Documentation matters here too, especially with significant renovations, reclads, or additions. I like seeing a clear trail of consent documents, producer statements where relevant, and records that show who did the work and when. Paperwork is not the whole answer, but it helps me place the physical evidence in context. That context can save buyers from making the wrong call for the wrong reason.

How I think buyers should use an inspection report

A good report should help you make a calmer decision, not just scare you or cheer you on. I tell buyers to read it in layers. Start with anything that affects weathertightness, structure, safety, or urgent repair costs, then move to maintenance items and things you can plan for over the next few years.

I do not expect any used house to be perfect, and most sensible buyers do not either. What matters is knowing the difference between a manageable list and a house that has hidden risk built into it. There is a real difference between repainting weatherboards in two summers and stepping into a moisture issue that could eat through a renovation budget in no time. That distinction is where the value of an inspection really sits.

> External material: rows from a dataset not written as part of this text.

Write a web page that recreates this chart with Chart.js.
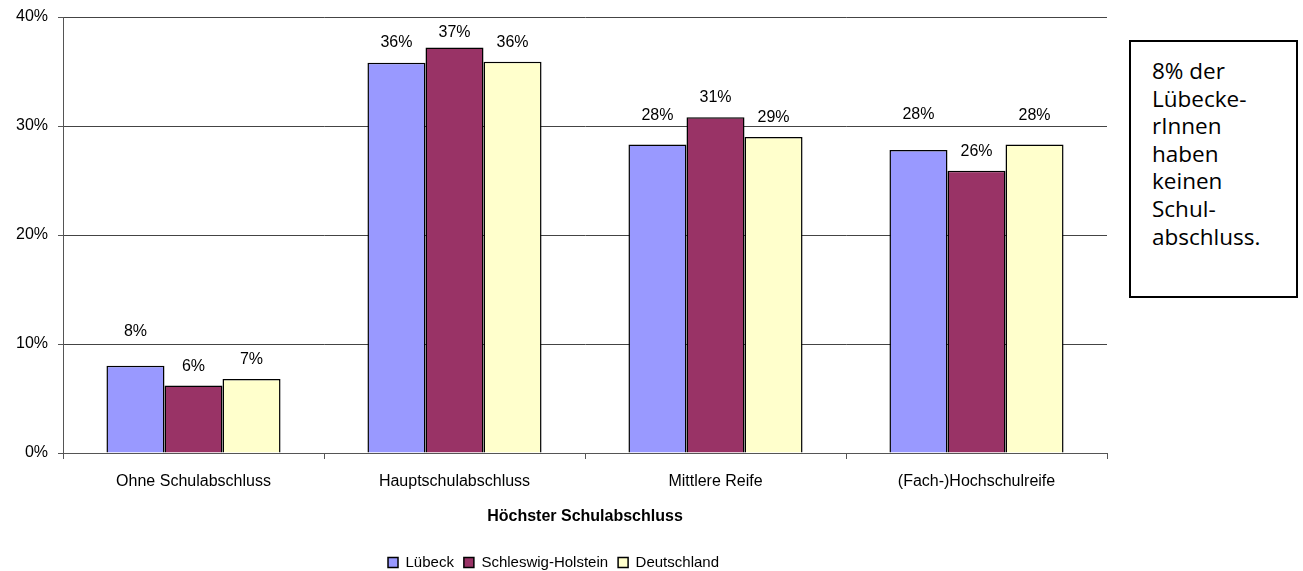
<!DOCTYPE html>
<html>
<head>
<meta charset="utf-8">
<script src="https://cdn.jsdelivr.net/npm/chart.js@4"></script>
<style>
    html, body { margin: 0; padding: 0; background: #fff; overflow: hidden; }
    #wrap { position: relative; width: 1303px; height: 571px; }
    #chartBox { position: absolute; left: 0; top: 0; width: 1110px; height: 580px; }
    #note {
        position: absolute; left: 1129px; top: 40px; width: 169px; height: 258px;
        box-sizing: border-box; border: 2px solid #000; background: #fff;
        padding: 15px 0 0 21px;
        font-family: 'Open Sans', sans-serif; font-size: 22.5px; line-height: 27.6px; color: #000;
    }
</style>
</head>
<body>
<div id="wrap">
    <div id="chartBox"><canvas id="schoolChart" width="1110" height="580"></canvas></div>
    <div id="note">8% der<br>Lübecke-<br>rInnen<br>haben<br>keinen<br>Schul-<br>abschluss.</div>
</div>
<script>
const categories = ['Ohne Schulabschluss', 'Hauptschulabschluss', 'Mittlere Reife', '(Fach-)Hochschulreife'];
const seriesNames = ['Lübeck', 'Schleswig-Holstein', 'Deutschland'];
const luebeck = [8.0, 35.8, 28.3, 27.8];
const schleswigHolstein = [6.2, 37.2, 30.8, 25.9];
const deutschland = [6.8, 35.9, 29.0, 28.3];
const yTicks = [0, 10, 20, 30, 40];

const FONT = "'Liberation Sans', Arial, sans-serif";

// draws the rounded percentage above every bar
const valueLabels = {
    id: 'valueLabels',
    afterDatasetsDraw(chart) {
        const ctx = chart.ctx;
        ctx.save();
        ctx.font = '16px ' + FONT;
        ctx.fillStyle = '#000';
        ctx.textAlign = 'center';
        ctx.textBaseline = 'middle';
        chart.data.datasets.forEach((ds, di) => {
            const meta = chart.getDatasetMeta(di);
            meta.data.forEach((bar, i) => {
                const lift = ds.labelLift ? ds.labelLift[i] : 19;
                ctx.fillText(Math.round(ds.data[i]) + '%', bar.x, bar.y - lift);
            });
        });
        ctx.restore();
    }
};

document.addEventListener('DOMContentLoaded', function() {
    const ctx = document.getElementById('schoolChart').getContext('2d');

    new Chart(ctx, {
        type: 'bar',
        data: {
            labels: categories,
            datasets: [
                {
                    label: seriesNames[0],
                    data: luebeck,
                    backgroundColor: '#9999ff',
                    borderColor: '#000',
                    borderWidth: 1.5,
                    labelLift: [34, 20, 29, 35]
                },
                {
                    label: seriesNames[1],
                    data: schleswigHolstein,
                    backgroundColor: '#993366',
                    borderColor: '#000',
                    borderWidth: 1.5,
                    labelLift: [19, 15, 20, 19]
                },
                {
                    label: seriesNames[2],
                    data: deutschland,
                    backgroundColor: '#ffffcc',
                    borderColor: '#000',
                    borderWidth: 1.5,
                    labelLift: [19, 19, 19, 29]
                }
            ]
        },
        options: {
            responsive: false,
            animation: false,
            events: [],
            layout: { padding: { top: 17, right: 3, left: 0, bottom: 0 } },
            datasets: {
                bar: { categoryPercentage: 0.667, barPercentage: 1 }
            },
            plugins: {
                tooltip: { enabled: false },
                legend: {
                    position: 'bottom',
                    labels: {
                        boxWidth: 10,
                        boxHeight: 10,
                        padding: 10,
                        color: '#000',
                        font: { family: FONT, size: 15 }
                    }
                }
            },
            scales: {
                x: {
                    afterFit: function(scale) { scale.height = 92; },
                    grid: {
                        drawOnChartArea: false,
                        drawTicks: true,
                        tickLength: 6,
                        color: '#555'
                    },
                    border: { color: '#555' },
                    ticks: {
                        color: '#000',
                        padding: 13,
                        maxRotation: 0,
                        font: { family: FONT, size: 16 }
                    },
                    title: {
                        display: true,
                        text: 'Höchster Schulabschluss',
                        color: '#000',
                        font: { family: FONT, size: 16, weight: 'bold' },
                        padding: { top: 0, bottom: 19 }
                    }
                },
                y: {
                    min: 0,
                    max: 40,
                    afterFit: function(scale) {
                        scale.width = 63;
                        scale.paddingTop = 0;
                        scale.paddingBottom = 0;
                    },
                    afterBuildTicks: function(scale) {
                        scale.ticks = yTicks.map(v => ({ value: v }));
                    },
                    grid: {
                        color: '#444',
                        tickLength: 5,
                        tickColor: '#555'
                    },
                    border: { color: '#555' },
                    ticks: {
                        color: '#000',
                        padding: 10,
                        font: { family: FONT, size: 16 },
                        callback: function(value) { return value + '%'; }
                    }
                }
            }
        },
        plugins: [valueLabels]
    });
});
</script>
</body>
</html>
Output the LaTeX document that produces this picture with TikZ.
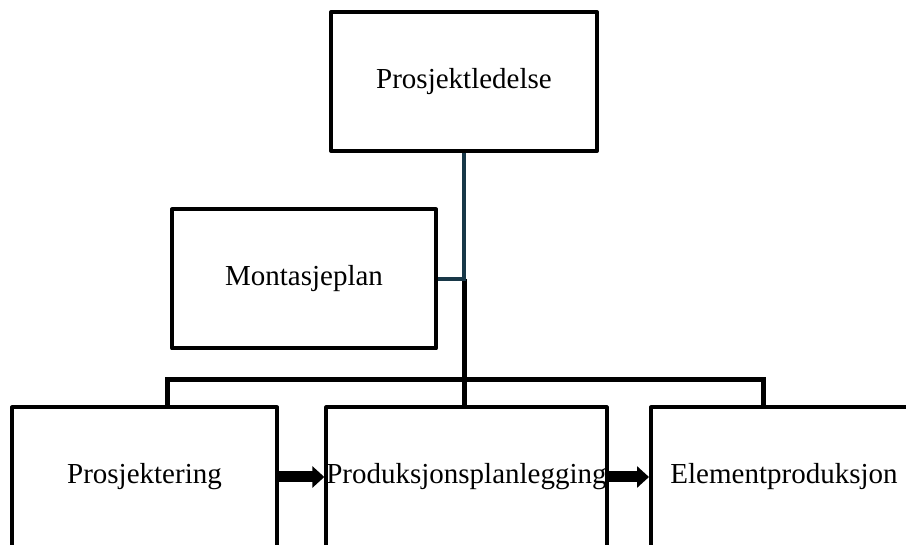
\documentclass[tikz,border=0pt]{standalone}
\usepackage{fontspec}
\setmainfont{Liberation Serif}
\usetikzlibrary{arrows.meta}
\definecolor{linkteal}{RGB}{24,56,72}
\begin{document}
\begin{tikzpicture}[x=1pt,y=-1pt,
  box/.style={draw=black,line width=4pt,line join=round,fill=white,
    minimum width=#1,minimum height=139pt,inner sep=0pt,
    font=\fontsize{29}{33}\selectfont},
  box/.default=266pt,
  link/.style={draw=linkteal,line width=3.5pt},
  bus/.style={draw=black,line width=5pt},
  flow/.style={draw=black,line width=11pt,
    -{Triangle[length=12pt,width=21pt]}}]
\useasboundingbox (0,0) rectangle (906,545);
\clip (0,0) rectangle (906,545);

% boxes
\node[box] (pl) at (464,81.5) {Prosjektledelse};
\node[box=264pt] (mp) at (304,279) {Montasjeplan};
\node[box=265pt] (pr) at (144.5,477) {Prosjektering};
\node[box=280pt] (pp) at (466.5,477) {Produksjonsplanlegging};
\node[box] (ep) at (784,477) {Elementproduksjon};

% helper points
\coordinate (j) at (pl.south |- mp.east);
\coordinate (bl) at (167,380);
\coordinate (br) at (763,380);

% reporting lines
\draw[bus] (j) -- (j |- pp.north);
\draw[bus] (pr.north -| bl) -- (bl) -- (br) -- (br |- ep.north);
\draw[link] (pl.south) |- (mp.east);

% process flow
\draw[flow] (pr.east) -- (pp.west);
\draw[flow] (pp.east) -- (ep.west);
\end{tikzpicture}
\end{document}
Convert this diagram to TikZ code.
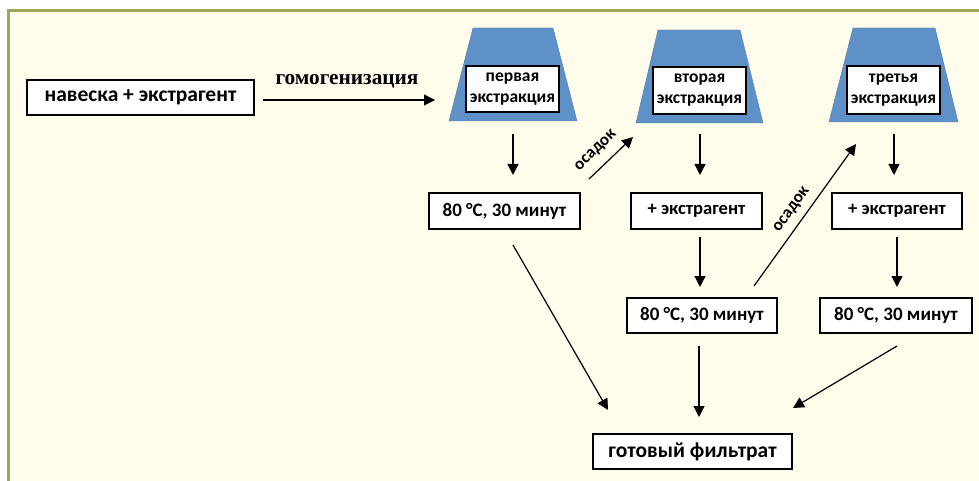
\documentclass[tikz,border=0pt]{standalone}
\usepackage{fontspec}
\setmainfont{Carlito}
\newfontfamily\serifb{Liberation Serif}
\usetikzlibrary{arrows.meta}
\definecolor{bgcream}{RGB}{255,252,236}
\definecolor{frameol}{RGB}{159,165,90}
\definecolor{trapblue}{RGB}{94,145,200}
\tikzset{
  box/.style={draw=black, line width=1.3pt, fill=white, rectangle, inner sep=0pt, align=center, font=\bfseries\fontsize{19}{22}\selectfont},
  inbox/.style={draw=black, line width=1.3pt, fill=white, rectangle, inner sep=0pt, align=center, font=\bfseries\fontsize{17.5}{21}\selectfont},
  trap/.style={fill=trapblue, draw=trapblue!85!black, line width=0.4pt},
  arr/.style={-{Triangle[length=11pt,width=11pt]}, line width=1.2pt, black},
  lbl/.style={font=\bfseries\fontsize{17}{19}\selectfont, inner sep=0pt}
}
\begin{document}
\begin{tikzpicture}[x=1pt,y=-1pt]
\useasboundingbox (0,0) rectangle (979,481);
\clip (0,0) rectangle (979,481);
\fill[white] (0,0) rectangle (979,481);
\fill[bgcream] (8.3,10.3) rectangle (995,495);
\draw[frameol, line width=2.6pt] (8.3,495) -- (8.3,10.3) -- (995,10.3);

% trapezoids
\path[trap] (473,28) -- (553,28) -- (577,121) -- (449,121) -- cycle;
\path[trap] (658,30) -- (740,30) -- (763,123) -- (636,123) -- cycle;
\path[trap] (853,28) -- (935,28) -- (958,122) -- (829,122) -- cycle;

% nodes
\node[box, minimum width=227pt, minimum height=35pt, font=\bfseries\fontsize{21.5}{24}\selectfont] (start) at (140.5,97.5) {навеска + экстрагент};
\node[inbox, minimum width=93pt, minimum height=46pt] (ex1) at (512.5,89) {первая\\экстракция};
\node[inbox, minimum width=93pt, minimum height=47pt] (ex2) at (699.5,90.5) {вторая\\экстракция};
\node[inbox, minimum width=93pt, minimum height=48pt] (ex3) at (893.5,90) {третья\\экстракция};
\node[box, minimum width=151pt, minimum height=36pt] (h1) at (504.5,211) {80 °C, 30 минут};
\node[box, minimum width=131pt, minimum height=36pt, font=\bfseries\fontsize{18.6}{22}\selectfont] (e2) at (696.5,211) {+ экстрагент};
\node[box, minimum width=130pt, minimum height=36pt, font=\bfseries\fontsize{18.6}{22}\selectfont] (e3) at (897,211) {+ экстрагент};
\node[box, minimum width=150pt, minimum height=35pt] (h2) at (702,315.5) {80 °C, 30 минут};
\node[box, minimum width=152pt, minimum height=35pt] (h3) at (896,315.5) {80 °C, 30 минут};
\node[box, minimum width=199pt, minimum height=35pt, font=\bfseries\fontsize{21.5}{24}\selectfont] (fil) at (692.5,451.5) {готовый фильтрат};

% connector end points
\coordinate (g0) at (263,100); \coordinate (g1) at (435,100);
\coordinate (a1s) at (513,134); \coordinate (a1e) at (513,175);
\coordinate (a2s) at (700,134); \coordinate (a2e) at (700,175);
\coordinate (a3s) at (894,134); \coordinate (a3e) at (894,175);
\coordinate (o1s) at (589,179); \coordinate (o1e) at (633,137);
\coordinate (o2s) at (754,286); \coordinate (o2e) at (856,144);
\coordinate (b2s) at (700,237); \coordinate (b2e) at (700,287);
\coordinate (b3s) at (897,237); \coordinate (b3e) at (897,287);
\coordinate (f1s) at (513,245); \coordinate (f1e) at (608,410);
\coordinate (f2s) at (699,346); \coordinate (f2e) at (699,417);
\coordinate (f3s) at (897,346); \coordinate (f3e) at (793,408);

\draw[arr] (g0) -- (g1);
\node[font=\serifb\bfseries\fontsize{21.3}{24}\selectfont, inner sep=0pt] (hom) at (347,81) {гомогенизация};
\draw[arr] (a1s) -- (a1e);
\draw[arr] (a2s) -- (a2e);
\draw[arr] (a3s) -- (a3e);
\draw[arr] (o1s) -- (o1e);
\node[lbl, rotate=44] (os1) at (596,151) {осадок};
\draw[arr] (o2s) -- (o2e);
\node[lbl, rotate=54.5] (os2) at (792,210) {осадок};
\draw[arr] (b2s) -- (b2e);
\draw[arr] (b3s) -- (b3e);
\draw[arr] (f1s) -- (f1e);
\draw[arr] (f2s) -- (f2e);
\draw[arr] (f3s) -- (f3e);
\end{tikzpicture}
\end{document}
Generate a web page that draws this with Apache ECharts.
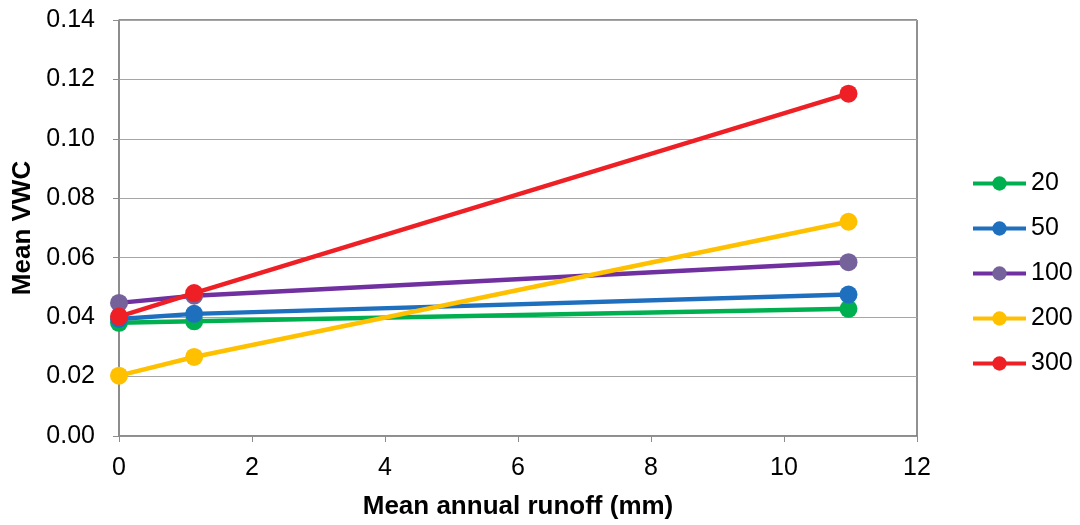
<!DOCTYPE html>
<html>
<head>
<meta charset="utf-8">
<script src="https://cdn.jsdelivr.net/npm/echarts@6/dist/echarts.min.js"></script>
<style>
  html, body { margin: 0; padding: 0; background: #fff; }
  #chart { width: 1080px; height: 525px; }
</style>
</head>
<body>
<div id="chart"></div>
<script>
// Mean annual runoff (mm) at each sampled site
const runoff = [0, 1.13, 10.97];

// Mean volumetric water content by depth series
const seriesNames = ['20', '50', '100', '200', '300'];
const vwc20  = [0.0381, 0.0386, 0.0428];
const vwc50  = [0.0394, 0.0411, 0.0476];
const vwc100 = [0.0448, 0.0472, 0.0585];
const vwc200 = [0.0203, 0.0266, 0.0721];
const vwc300 = [0.0402, 0.0481, 0.1152];

const lineColors   = ['#00b050', '#1f6fbf', '#7030a0', '#ffc000', '#ee2026'];
const markerColors = ['#00b050', '#1f6fbf', '#75629b', '#ffc000', '#ee2026'];
const values = [vwc20, vwc50, vwc100, vwc200, vwc300];

const font = 'Liberation Sans, Arial, sans-serif';

const chart = echarts.init(document.getElementById('chart'));
chart.setOption({
  animation: false,
  backgroundColor: '#fff',
  grid: {
    left: 119, right: 163, top: 20, bottom: 87,
    show: true, borderColor: '#222', borderWidth: 1
  },
  legend: {
    orient: 'vertical',
    left: 971,
    top: 171,
    padding: 0,
    itemGap: 20,
    itemWidth: 53,
    itemHeight: 18,
    lineStyle: { width: 4 },
    textStyle: { fontFamily: font, fontSize: 25, color: '#000' },
    data: seriesNames
  },
  xAxis: {
    type: 'value',
    min: 0, max: 12, interval: 2,
    name: 'Mean annual runoff (mm)',
    nameLocation: 'middle',
    nameGap: 58,
    nameTextStyle: { fontFamily: font, fontSize: 26, fontWeight: 'bold', color: '#000' },
    axisLine: { show: true, lineStyle: { color: '#8c8c8c', width: 1.5 } },
    axisTick: { show: true, length: 6, lineStyle: { color: '#8c8c8c' } },
    axisLabel: { fontFamily: font, fontSize: 25, color: '#000', margin: 20 },
    splitLine: { show: false }
  },
  yAxis: {
    type: 'value',
    min: 0, max: 0.14, interval: 0.02,
    name: 'Mean VWC',
    nameLocation: 'middle',
    nameGap: 83,
    nameTextStyle: { fontFamily: font, fontSize: 26, fontWeight: 'bold', color: '#000' },
    axisLine: { show: true, lineStyle: { color: '#8c8c8c', width: 1.5 } },
    axisTick: { show: true, length: 6, lineStyle: { color: '#8c8c8c' } },
    axisLabel: {
      fontFamily: font, fontSize: 25, color: '#000', margin: 24,
      formatter: v => v.toFixed(2)
    },
    splitLine: { show: true, lineStyle: { color: '#a6a6a6', width: 1 } }
  },
  series: seriesNames.map((name, i) => ({
    name,
    type: 'line',
    data: runoff.map((x, j) => [x, values[i][j]]),
    symbol: 'circle',
    symbolSize: 18,
    lineStyle: { color: lineColors[i], width: 4.5 },
    itemStyle: { color: markerColors[i] },
    z: 2 + i
  }))
});
</script>
</body>
</html>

If I have learned anything from years of opening hatches, testing suspect timber, and tracing stains back to their source, it is that houses nearly always tell the truth if you look long enough and in the right places. The trick is hearing that truth before you are committed, not after the boxes are unpacked. That is the reason I still take the slow walk around the outside before I do anything else. It usually sets the tone for everything that follows.